**WHAT IS REQUIRED:**
Leaving out every picture, retype the lines below from the top through the one that contains "height=58pt] (leg3) at".

**DATASET SECTION:**
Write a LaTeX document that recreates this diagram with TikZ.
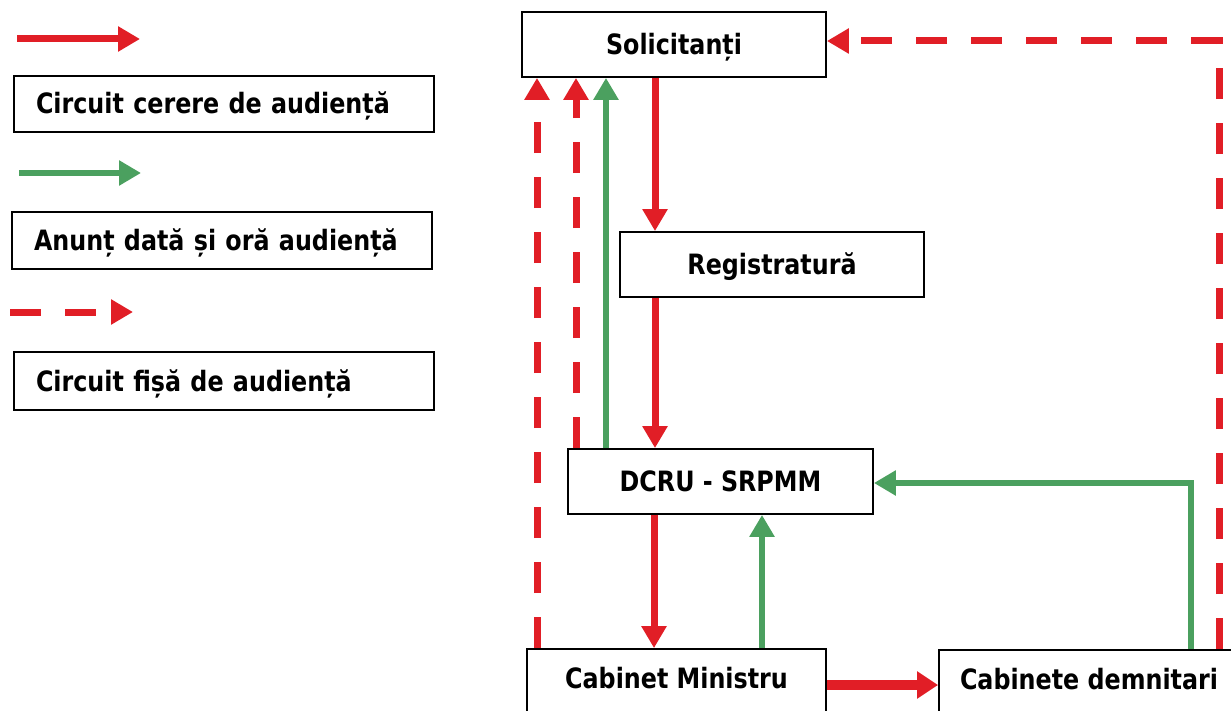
\documentclass[tikz,border=0pt]{standalone}
\usepackage{fontspec}
\setmainfont{DejaVu Sans}[FakeStretch=0.85]
\usetikzlibrary{arrows.meta}
\definecolor{cred}{RGB}{225,30,38}
\definecolor{cgreen}{RGB}{75,160,95}
\begin{document}
\begin{tikzpicture}[x=1pt,y=-1pt,
  txt/.style={font=\fontsize{28}{33}\selectfont\bfseries},
  box/.style={txt,draw=black,line width=1.8pt,inner sep=0pt,minimum width=304pt,minimum height=65pt,text height=20pt,text depth=0pt},
  lowbox/.style={txt,draw=black,line width=1.8pt,inner xsep=0pt,inner ysep=19pt,minimum width=300pt,text height=20pt,text depth=40pt},
  legbox/.style={txt,draw=black,line width=1.8pt,inner xsep=22pt,inner ysep=0pt,text width=376pt,align=left,text height=20pt,text depth=0pt},
  redarr/.style={draw=cred,line width=7pt,-{Triangle[length=22pt,width=24pt]}},
  greenarr/.style={draw=cgreen,line width=6pt,-{Triangle[length=22pt,width=24pt]}},
  dasharr/.style={draw=cred,line width=7pt,dash pattern=on 31pt off 24pt,-{Triangle[length=22pt,width=24pt]}},
]
\path[use as bounding box] (0,0) rectangle (1231,711);
\clip (0,0) rectangle (1231,711);
\fill[white] (0,0) rectangle (1231,711);

% legend
\coordinate (lr1) at (17,39);  \coordinate (lr2) at (140,39);
\coordinate (lg1) at (19,173); \coordinate (lg2) at (141,173);
\coordinate (ld1) at (10,312); \coordinate (ld2) at (133,312);
\draw[redarr] (lr1) -- (lr2);
\draw[greenarr] (lg1) -- (lg2);
\draw[dasharr] (ld1) -- (ld2);
\node[legbox,minimum height=56pt] (leg1) at (224,104) {Circuit cerere de audiență};
\node[legbox,minimum height=57pt] (leg2) at (222,240.5) {Anunț dată și oră audiență};
\node[legbox,minimum height=58pt] (leg3) at (224,381) {Circuit fișă de audiență};

% main boxes
\node[box] (sol) at (674,44.5) {Solicitanți};
\node[box] (reg) at (772,264.5) {Registratură};
\node[box,minimum width=305pt] (dcru) at (720.5,481.5) {DCRU - SRPMM};
\node[lowbox,minimum width=299pt] (cab) at (676.5,698) {Cabinet Ministru};
\node[lowbox] (dem) at (1089,699) {Cabinete demnitari};

% connectors
\draw[redarr] (655,0 |- sol.south) -- (655,0 |- reg.north);
\draw[redarr] (655,0 |- reg.south) -- (655,0 |- dcru.north);
\draw[greenarr] (606,0 |- dcru.north) -- (606,0 |- sol.south);
\draw[dasharr] (576,0 |- dcru.north) -- (576,0 |- sol.south);
\draw[dasharr] (537,0 |- cab.north) -- (537,0 |- sol.south);
\draw[redarr] (654,0 |- dcru.south) -- (654,0 |- cab.north);
\draw[greenarr] (762,0 |- cab.north) -- (762,0 |- dcru.south);
\draw[draw=cred,line width=10pt,-{Triangle[length=21pt,width=26pt]}] (cab.east |- 0,685) -- (dem.west |- 0,685);
\draw[greenarr] (1191,0 |- dem.north) |- (dcru.east |- 0,483);
\draw[dasharr] (1219,0 |- dem.north) |- (sol.east |- 0,41);
\end{tikzpicture}
\end{document}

**WORKED ANSWER:**
Write a LaTeX document that recreates this diagram with TikZ.
\documentclass[tikz,border=0pt]{standalone}
\usepackage{fontspec}
\setmainfont{DejaVu Sans}[FakeStretch=0.85]
\usetikzlibrary{arrows.meta}
\definecolor{cred}{RGB}{225,30,38}
\definecolor{cgreen}{RGB}{75,160,95}
\begin{document}
\begin{tikzpicture}[x=1pt,y=-1pt,
  txt/.style={font=\fontsize{28}{33}\selectfont\bfseries},
  box/.style={txt,draw=black,line width=1.8pt,inner sep=0pt,minimum width=304pt,minimum height=65pt,text height=20pt,text depth=0pt},
  lowbox/.style={txt,draw=black,line width=1.8pt,inner xsep=0pt,inner ysep=19pt,minimum width=300pt,text height=20pt,text depth=40pt},
  legbox/.style={txt,draw=black,line width=1.8pt,inner xsep=22pt,inner ysep=0pt,text width=376pt,align=left,text height=20pt,text depth=0pt},
  redarr/.style={draw=cred,line width=7pt,-{Triangle[length=22pt,width=24pt]}},
  greenarr/.style={draw=cgreen,line width=6pt,-{Triangle[length=22pt,width=24pt]}},
  dasharr/.style={draw=cred,line width=7pt,dash pattern=on 31pt off 24pt,-{Triangle[length=22pt,width=24pt]}},
]
\path[use as bounding box] (0,0) rectangle (1231,711);
\clip (0,0) rectangle (1231,711);
\fill[white] (0,0) rectangle (1231,711);

% legend
\coordinate (lr1) at (17,39);  \coordinate (lr2) at (140,39);
\coordinate (lg1) at (19,173); \coordinate (lg2) at (141,173);
\coordinate (ld1) at (10,312); \coordinate (ld2) at (133,312);
\draw[redarr] (lr1) -- (lr2);
\draw[greenarr] (lg1) -- (lg2);
\draw[dasharr] (ld1) -- (ld2);
\node[legbox,minimum height=56pt] (leg1) at (224,104) {Circuit cerere de audiență};
\node[legbox,minimum height=57pt] (leg2) at (222,240.5) {Anunț dată și oră audiență};
\node[legbox,minimum height=58pt] (leg3) at (224,381) {Circuit fișă de audiență};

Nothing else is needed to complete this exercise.